# Data extract
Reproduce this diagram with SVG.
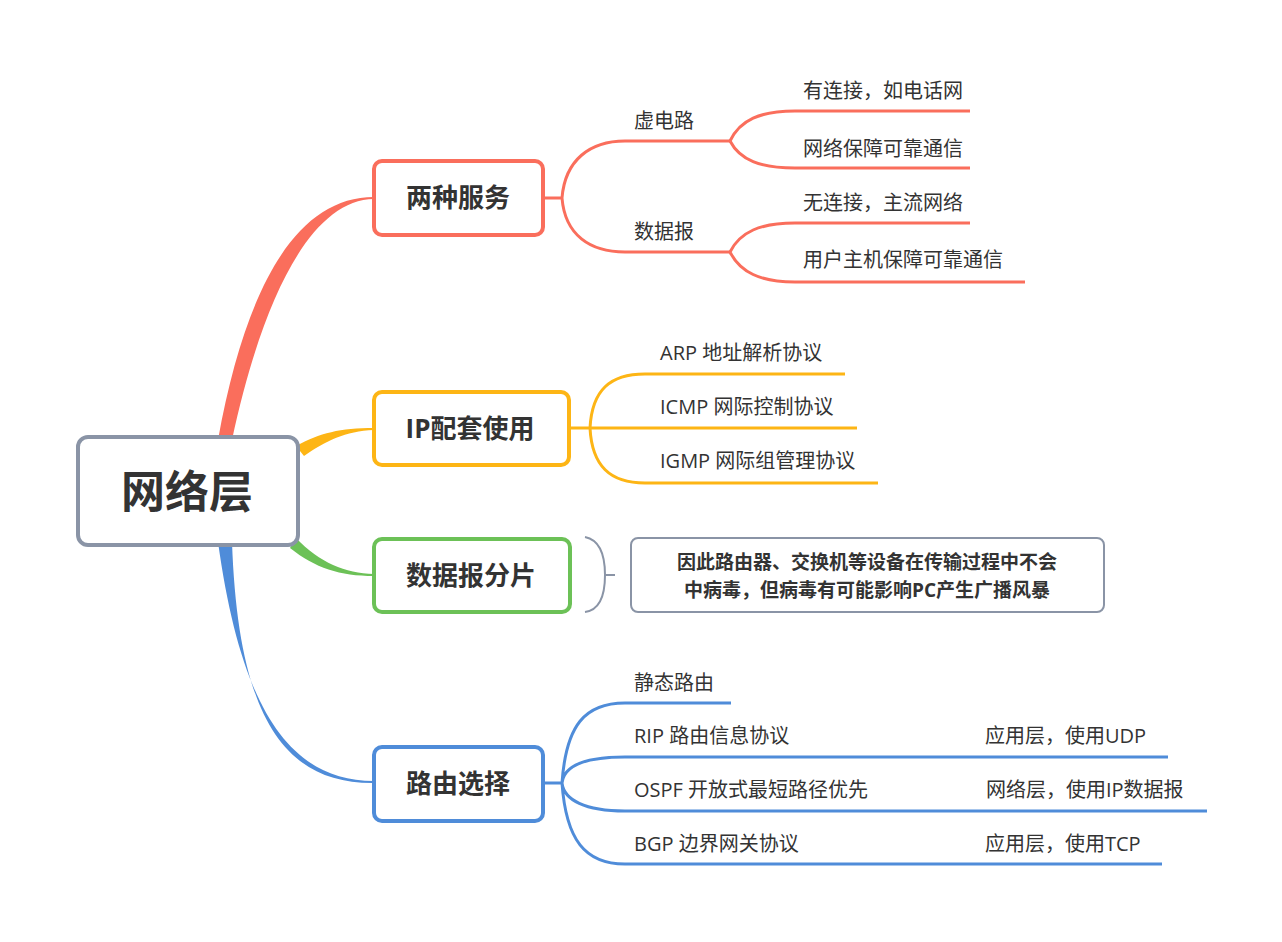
<svg xmlns="http://www.w3.org/2000/svg" width="1282" height="942" viewBox="0 0 1282 942">
<style>
text{font-family:"Open Sans","Noto Sans CJK SC",sans-serif;fill:#333}
.t{font-size:20px}
.b{font-weight:bold;font-size:26px}
.box{fill:#fff;stroke-width:4}
.ln{fill:none;stroke-width:3}
.r{stroke:#fa6e5c}.y{stroke:#fdb515}.g{stroke:#6cc157}.bl{stroke:#4f8cd9}
</style>
<rect width="1282" height="942" fill="#fff"/>
<g id="connectors">
<path d="M218,440 C245,290 295,197 374,197 L374,199 C310,200 262,300 232,440 Z" fill="#fa6e5c"/>
<path d="M296,446 C320,433 340,428 374,428 L374,430 C345,431 326,441 304,456 Z" fill="#fdb515"/>
<path d="M296,538 C320,563 345,573 374,574 L374,576 C340,576 315,568 290,548 Z" fill="#6cc157"/>
<path d="M218,542 C240,700 285,781 374,781 L374,783 C280,784 238,710 232,542 Z" fill="#4f8cd9"/>
<path class="ln r" d="M543,198 H562 M562,198 C565,160 590,141 625,141 H730 M562,198 C565,235 590,252 625,252 H730"/>
<path class="ln r" d="M730,141 C740,120 760,111 795,111 H970 M730,141 C740,160 760,168 795,168 H970 M730,252 C740,232 760,223 795,223 H970 M730,252 C740,272 760,282 795,282 H1025"/>
<path class="ln y" d="M569,428 H590 M590,428 C592,390 610,374 645,374 H845 M590,428 H857 M590,428 C592,466 610,483 645,483 H878"/>
<path class="ln bl" d="M543,783 H562 M562,783 C566,725 585,703 625,703 H731 M562,783 C564,765 585,757 625,757 H1168 M562,783 C564,800 585,811 625,811 H1207 M562,783 C566,840 585,864 625,864 H1162"/>
<path fill="none" stroke="#8a94a6" stroke-width="2" d="M585,537 C600,540 605,555 605,575 C605,595 600,610 585,612 M605,575 H615"/>
</g>
<g id="root"><rect class="box" x="78" y="437" width="220" height="108" rx="10" stroke="#8a94a6"/><text x="187" y="508" text-anchor="middle" font-size="44" font-weight="bold">网络层</text></g>
<g id="n1"><rect class="box r" x="374" y="161" width="169" height="74" rx="8"/><text class="b" x="458" y="207" text-anchor="middle">两种服务</text></g>
<g id="n2"><rect class="box y" x="374" y="392" width="195" height="73" rx="8"/><text class="b" x="470" y="438" text-anchor="middle">IP配套使用</text></g>
<g id="n3"><rect class="box g" x="374" y="539" width="196" height="73" rx="8"/><text class="b" x="471" y="585" text-anchor="middle">数据报分片</text></g>
<g id="n4"><rect class="box bl" x="374" y="747" width="169" height="74" rx="8"/><text class="b" x="458" y="793" text-anchor="middle">路由选择</text></g>
<g id="note"><rect x="631" y="538" width="473" height="74" rx="7" fill="#fff" stroke="#8a94a6" stroke-width="2"/>
<text x="867" y="569" text-anchor="middle" font-size="19" font-weight="bold">因此路由器、交换机等设备在传输过程中不会</text>
<text x="867" y="597" text-anchor="middle" font-size="19" font-weight="bold">中病毒，但病毒有可能影响PC产生广播风暴</text></g>
<g id="labels">
<text class="t" x="634" y="128">虚电路</text><text class="t" x="634" y="239">数据报</text>
<text class="t" x="803" y="98">有连接，如电话网</text><text class="t" x="803" y="156">网络保障可靠通信</text>
<text class="t" x="803" y="210">无连接，主流网络</text><text class="t" x="803" y="267">用户主机保障可靠通信</text>
<text class="t" x="660" y="360">ARP 地址解析协议</text><text class="t" x="660" y="414">ICMP 网际控制协议</text><text class="t" x="660" y="468">IGMP 网际组管理协议</text>
<text class="t" x="634" y="690">静态路由</text><text class="t" x="634" y="743">RIP 路由信息协议</text><text class="t" x="634" y="797">OSPF 开放式最短路径优先</text><text class="t" x="634" y="851">BGP 边界网关协议</text>
<text class="t" x="985" y="743">应用层，使用UDP</text><text class="t" x="986" y="797">网络层，使用IP数据报</text><text class="t" x="985" y="851">应用层，使用TCP</text>
</g>
</svg>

# What needs to be done
Reproduce each line exactly, please, except for any pictures.

# Task solution
Reproduce this diagram with SVG.
<svg xmlns="http://www.w3.org/2000/svg" width="1282" height="942" viewBox="0 0 1282 942">
<style>
text{font-family:"Open Sans","Noto Sans CJK SC",sans-serif;fill:#333}
.t{font-size:20px}
.b{font-weight:bold;font-size:26px}
.box{fill:#fff;stroke-width:4}
.ln{fill:none;stroke-width:3}
.r{stroke:#fa6e5c}.y{stroke:#fdb515}.g{stroke:#6cc157}.bl{stroke:#4f8cd9}
</style>
<rect width="1282" height="942" fill="#fff"/>
<g id="connectors">
<path d="M218,440 C245,290 295,197 374,197 L374,199 C310,200 262,300 232,440 Z" fill="#fa6e5c"/>
<path d="M296,446 C320,433 340,428 374,428 L374,430 C345,431 326,441 304,456 Z" fill="#fdb515"/>
<path d="M296,538 C320,563 345,573 374,574 L374,576 C340,576 315,568 290,548 Z" fill="#6cc157"/>
<path d="M218,542 C240,700 285,781 374,781 L374,783 C280,784 238,710 232,542 Z" fill="#4f8cd9"/>
<path class="ln r" d="M543,198 H562 M562,198 C565,160 590,141 625,141 H730 M562,198 C565,235 590,252 625,252 H730"/>
<path class="ln r" d="M730,141 C740,120 760,111 795,111 H970 M730,141 C740,160 760,168 795,168 H970 M730,252 C740,232 760,223 795,223 H970 M730,252 C740,272 760,282 795,282 H1025"/>
<path class="ln y" d="M569,428 H590 M590,428 C592,390 610,374 645,374 H845 M590,428 H857 M590,428 C592,466 610,483 645,483 H878"/>
<path class="ln bl" d="M543,783 H562 M562,783 C566,725 585,703 625,703 H731 M562,783 C564,765 585,757 625,757 H1168 M562,783 C564,800 585,811 625,811 H1207 M562,783 C566,840 585,864 625,864 H1162"/>
<path fill="none" stroke="#8a94a6" stroke-width="2" d="M585,537 C600,540 605,555 605,575 C605,595 600,610 585,612 M605,575 H615"/>
</g>
<g id="root"><rect class="box" x="78" y="437" width="220" height="108" rx="10" stroke="#8a94a6"/><text x="187" y="508" text-anchor="middle" font-size="44" font-weight="bold">网络层</text></g>
<g id="n1"><rect class="box r" x="374" y="161" width="169" height="74" rx="8"/><text class="b" x="458" y="207" text-anchor="middle">两种服务</text></g>
<g id="n2"><rect class="box y" x="374" y="392" width="195" height="73" rx="8"/><text class="b" x="470" y="438" text-anchor="middle">IP配套使用</text></g>
<g id="n3"><rect class="box g" x="374" y="539" width="196" height="73" rx="8"/><text class="b" x="471" y="585" text-anchor="middle">数据报分片</text></g>
<g id="n4"><rect class="box bl" x="374" y="747" width="169" height="74" rx="8"/><text class="b" x="458" y="793" text-anchor="middle">路由选择</text></g>
<g id="note"><rect x="631" y="538" width="473" height="74" rx="7" fill="#fff" stroke="#8a94a6" stroke-width="2"/>
<text x="867" y="569" text-anchor="middle" font-size="19" font-weight="bold">因此路由器、交换机等设备在传输过程中不会</text>
<text x="867" y="597" text-anchor="middle" font-size="19" font-weight="bold">中病毒，但病毒有可能影响PC产生广播风暴</text></g>
<g id="labels">
<text class="t" x="634" y="128">虚电路</text><text class="t" x="634" y="239">数据报</text>
<text class="t" x="803" y="98">有连接，如电话网</text><text class="t" x="803" y="156">网络保障可靠通信</text>
<text class="t" x="803" y="210">无连接，主流网络</text><text class="t" x="803" y="267">用户主机保障可靠通信</text>
<text class="t" x="660" y="360">ARP 地址解析协议</text><text class="t" x="660" y="414">ICMP 网际控制协议</text><text class="t" x="660" y="468">IGMP 网际组管理协议</text>
<text class="t" x="634" y="690">静态路由</text><text class="t" x="634" y="743">RIP 路由信息协议</text><text class="t" x="634" y="797">OSPF 开放式最短路径优先</text><text class="t" x="634" y="851">BGP 边界网关协议</text>
<text class="t" x="985" y="743">应用层，使用UDP</text><text class="t" x="986" y="797">网络层，使用IP数据报</text><text class="t" x="985" y="851">应用层，使用TCP</text>
</g>
</svg>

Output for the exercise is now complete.